From Academic Art to Community Teaching
I wasn't planning to become a teacher. Back in 2010, I graduated from the Latvian Academy of Art with a degree in illustration — specifically focused on natural sciences documentation. Spent the next five years doing freelance botanical illustration work for academic publications. It was detailed, precise work. Exactly what I'd trained for.
But something shifted around 2013. I was working on a project documenting Latvian wildflowers, and I started getting messages from people who'd seen my work. They'd say things like "I wish I could draw like that" or "I'm not creative enough for art." That stuck with me. Because here's the thing — I'm not naturally talented. I'm just someone who learned how to observe things carefully and translate that onto paper. That's a skill. And skills can be taught.

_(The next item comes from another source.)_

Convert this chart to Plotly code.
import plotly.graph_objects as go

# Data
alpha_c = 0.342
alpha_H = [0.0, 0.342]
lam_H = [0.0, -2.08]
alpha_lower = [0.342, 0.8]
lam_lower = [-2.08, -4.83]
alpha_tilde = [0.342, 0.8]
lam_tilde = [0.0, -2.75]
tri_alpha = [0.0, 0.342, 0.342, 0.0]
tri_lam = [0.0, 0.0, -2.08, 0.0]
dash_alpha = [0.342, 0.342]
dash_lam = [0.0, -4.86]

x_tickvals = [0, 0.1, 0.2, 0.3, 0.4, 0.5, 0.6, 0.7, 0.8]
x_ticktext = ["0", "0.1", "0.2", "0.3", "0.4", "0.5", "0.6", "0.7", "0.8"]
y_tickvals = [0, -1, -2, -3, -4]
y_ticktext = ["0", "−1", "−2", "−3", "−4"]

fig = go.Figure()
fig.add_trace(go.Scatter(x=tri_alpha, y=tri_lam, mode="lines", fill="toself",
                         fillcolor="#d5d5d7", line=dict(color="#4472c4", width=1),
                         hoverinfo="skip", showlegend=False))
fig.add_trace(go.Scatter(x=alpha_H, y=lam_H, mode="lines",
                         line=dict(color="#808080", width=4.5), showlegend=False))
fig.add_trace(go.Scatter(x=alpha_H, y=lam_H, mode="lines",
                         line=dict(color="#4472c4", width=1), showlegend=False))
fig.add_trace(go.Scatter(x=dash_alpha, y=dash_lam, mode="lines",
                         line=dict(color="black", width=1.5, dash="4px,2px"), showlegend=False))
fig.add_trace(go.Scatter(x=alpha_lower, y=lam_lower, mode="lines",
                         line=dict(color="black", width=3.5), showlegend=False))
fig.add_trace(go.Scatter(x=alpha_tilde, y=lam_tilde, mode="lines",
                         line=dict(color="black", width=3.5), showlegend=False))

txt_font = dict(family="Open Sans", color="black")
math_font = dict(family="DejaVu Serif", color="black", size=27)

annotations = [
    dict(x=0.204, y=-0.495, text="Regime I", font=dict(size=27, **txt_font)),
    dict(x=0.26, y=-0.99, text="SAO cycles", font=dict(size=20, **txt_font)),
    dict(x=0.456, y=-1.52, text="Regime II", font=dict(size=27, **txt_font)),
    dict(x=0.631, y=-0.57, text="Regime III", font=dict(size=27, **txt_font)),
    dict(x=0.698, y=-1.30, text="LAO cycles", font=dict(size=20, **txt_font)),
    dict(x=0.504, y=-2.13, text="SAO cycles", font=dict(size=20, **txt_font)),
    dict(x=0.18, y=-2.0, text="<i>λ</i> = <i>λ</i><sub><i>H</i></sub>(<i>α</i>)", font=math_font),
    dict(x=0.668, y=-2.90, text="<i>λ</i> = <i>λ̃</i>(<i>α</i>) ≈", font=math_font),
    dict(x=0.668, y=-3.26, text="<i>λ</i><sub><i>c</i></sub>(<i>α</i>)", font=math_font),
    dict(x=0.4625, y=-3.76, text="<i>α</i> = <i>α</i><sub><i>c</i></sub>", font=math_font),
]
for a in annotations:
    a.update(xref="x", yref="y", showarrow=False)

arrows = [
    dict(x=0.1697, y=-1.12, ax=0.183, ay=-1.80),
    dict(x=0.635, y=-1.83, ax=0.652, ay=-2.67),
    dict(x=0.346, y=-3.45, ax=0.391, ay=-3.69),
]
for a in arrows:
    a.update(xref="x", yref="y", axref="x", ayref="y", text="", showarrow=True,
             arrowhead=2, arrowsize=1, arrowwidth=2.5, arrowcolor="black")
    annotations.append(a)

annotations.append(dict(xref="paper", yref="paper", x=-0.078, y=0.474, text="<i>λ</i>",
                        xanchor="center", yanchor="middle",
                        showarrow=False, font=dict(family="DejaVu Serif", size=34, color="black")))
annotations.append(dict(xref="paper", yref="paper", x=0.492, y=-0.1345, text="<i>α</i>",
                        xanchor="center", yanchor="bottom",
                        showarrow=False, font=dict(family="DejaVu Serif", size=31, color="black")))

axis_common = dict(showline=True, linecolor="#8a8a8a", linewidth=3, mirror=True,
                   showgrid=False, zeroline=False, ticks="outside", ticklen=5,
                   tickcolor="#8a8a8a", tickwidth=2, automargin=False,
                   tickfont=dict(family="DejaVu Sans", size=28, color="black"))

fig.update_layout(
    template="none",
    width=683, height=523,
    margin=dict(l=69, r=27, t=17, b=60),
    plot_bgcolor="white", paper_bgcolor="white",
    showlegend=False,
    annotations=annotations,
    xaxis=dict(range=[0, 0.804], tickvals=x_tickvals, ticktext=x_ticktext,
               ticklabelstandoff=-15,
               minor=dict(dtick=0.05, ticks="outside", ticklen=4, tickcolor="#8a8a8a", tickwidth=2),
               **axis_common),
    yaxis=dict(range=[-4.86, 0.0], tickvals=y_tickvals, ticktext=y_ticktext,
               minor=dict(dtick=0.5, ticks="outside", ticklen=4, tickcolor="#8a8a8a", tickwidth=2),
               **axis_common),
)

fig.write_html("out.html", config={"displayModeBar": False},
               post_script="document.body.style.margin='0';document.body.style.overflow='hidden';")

So in 2014, I started a small beginner sketching workshop in Rīga. Just 8 people in a borrowed studio space. The goal was simple: show people that drawing isn't magic, it's just practice. We'd start with basic pencil control. Move through proportions and light. Eventually get to charcoal techniques and botanical studies. I wanted everyone to feel like they'd actually learned something real, not just had a nice time.
That workshop grew. People brought friends. By 2016, we'd expanded to two locations. Then we added a class in Liepāja. Over the past decade, I've trained more than 200 students — ages 18 to 70, ranging from complete beginners to people picking it back up after years away. We're now based at bulksnail SIA, where I work as Senior Drawing Instructor.
The best part? Watching someone go from "I can't draw" to actually producing a charcoal portrait they're proud of. That moment when they realize their hand can do what their brain imagined. That's why I do this.